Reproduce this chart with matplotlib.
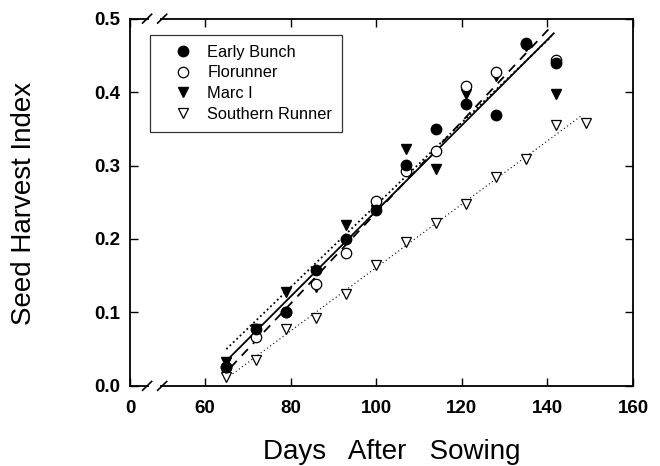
import matplotlib
matplotlib.use("Agg")
import matplotlib.pyplot as plt

# Dados (dias apos semeadura x indice de colheita)
dias = [65, 72, 79, 86, 93, 100, 107, 114, 121, 128, 135, 142]
early_bunch = [0.025, 0.077, 0.100, 0.158, 0.200, 0.239, 0.301, 0.350, 0.384, 0.369, 0.465, 0.440]
florunner = [0.025, 0.067, 0.100, 0.139, 0.181, 0.252, 0.292, 0.320, 0.408, 0.427, 0.467, 0.444]
marc_i = [0.032, 0.078, 0.128, 0.135, 0.219, 0.240, 0.323, 0.295, 0.398, 0.422, 0.463, 0.398]
dias_sr = [65, 72, 79, 86, 93, 100, 107, 114, 121, 128, 135, 142, 149]
southern_runner = [0.012, 0.035, 0.078, 0.092, 0.125, 0.164, 0.196, 0.222, 0.248, 0.284, 0.309, 0.355, 0.358]

# Retas de regressao (extremos)
reta_eb_x, reta_eb_y = [65, 141.5], [0.034, 0.480]
reta_fl_x, reta_fl_y = [66, 141], [0.025, 0.490]
reta_mc_x, reta_mc_y = [65, 141], [0.050, 0.476]
reta_sr_x, reta_sr_y = [65, 148], [0.010, 0.368]

x_ticks = [42.5, 60, 80, 100, 120, 140, 160]
x_labels = ["0", "60", "80", "100", "120", "140", "160"]
y_ticks = [0.0, 0.1, 0.2, 0.3, 0.4, 0.5]

plt.rcParams["font.family"] = ["Liberation Sans", "DejaVu Sans"]

fig = plt.figure(figsize=(6.6, 4.66), dpi=100)
ax = fig.add_axes([0.197, 0.172, 0.762, 0.788])

ax.plot(reta_eb_x, reta_eb_y, color="black", linestyle="-", linewidth=1.3)
ax.plot(reta_fl_x, reta_fl_y, color="black", linestyle=(0, (5, 4)), linewidth=1.3)
ax.plot(reta_mc_x, reta_mc_y, color="black", linestyle=(0, (1, 1.6)), linewidth=1.3)
ax.plot(reta_sr_x, reta_sr_y, color="black", linestyle=(0, (1, 2.5)), linewidth=0.8)

ms = 7.5
ax.plot(dias_sr, southern_runner, "v", color="black", markerfacecolor="white",
        markeredgewidth=0.9, markersize=ms, linestyle="none", label="Southern Runner")
ax.plot(dias, marc_i, "v", color="black", markersize=ms, linestyle="none", label="Marc I")
ax.plot(dias, florunner, "o", color="black", markerfacecolor="white",
        markeredgewidth=0.9, markersize=ms, linestyle="none", label="Florunner")
ax.plot(dias, early_bunch, "o", color="black", markersize=ms, linestyle="none", label="Early Bunch")

ax.set_xlim(42.5, 160)
ax.set_ylim(0, 0.5)
ax.set_xticks(x_ticks)
ax.set_xticklabels(x_labels)
ax.set_yticks(y_ticks)
ax.set_yticklabels([f"{v:.1f}" for v in y_ticks])
ax.tick_params(direction="in", top=True, right=True, length=6, width=1, labelsize=13.5)
ax.tick_params(axis="x", pad=10)
ax.tick_params(axis="y", pad=7)
for lab in ax.get_xticklabels() + ax.get_yticklabels():
    lab.set_fontweight("bold")
for s in ax.spines.values():
    s.set_linewidth(1.3)

ax.set_xlabel("Days   After   Sowing", fontsize=20)
ax.xaxis.set_label_coords(0.52, -0.145)
ax.set_ylabel("Seed Harvest Index", fontsize=20)
ax.yaxis.set_label_coords(-0.185, 0.496)

# Quebra do eixo x
for y0 in (0, 1):
    ax.add_patch(plt.Rectangle((0.038, y0 - 0.01), 0.022, 0.02, transform=ax.transAxes,
                               facecolor="white", edgecolor="none", clip_on=False, zorder=5))
    for xb in (0.034, 0.064):
        ax.plot([xb - 0.009, xb + 0.009], [y0 - 0.012, y0 + 0.012], transform=ax.transAxes,
                color="black", linewidth=1.2, clip_on=False, zorder=6)

handles, labels = ax.get_legend_handles_labels()
ordem = [3, 2, 1, 0]
leg = ax.legend([handles[i] for i in ordem], [labels[i] for i in ordem],
                loc="upper left", bbox_to_anchor=(0.04, 0.956), borderaxespad=0,
                frameon=True, fancybox=False, edgecolor="black", fontsize=11.8,
                handlelength=2.8, handletextpad=0.1, borderpad=0.6, labelspacing=0.35)
leg.get_frame().set_linewidth(0.9)

plt.savefig("out.png", dpi=100)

INSTRUCTIONS FOR THE TASK:
What is the number of lines that hold the string "matplotlib"? Reply with that number alone.

THE RESULT:
4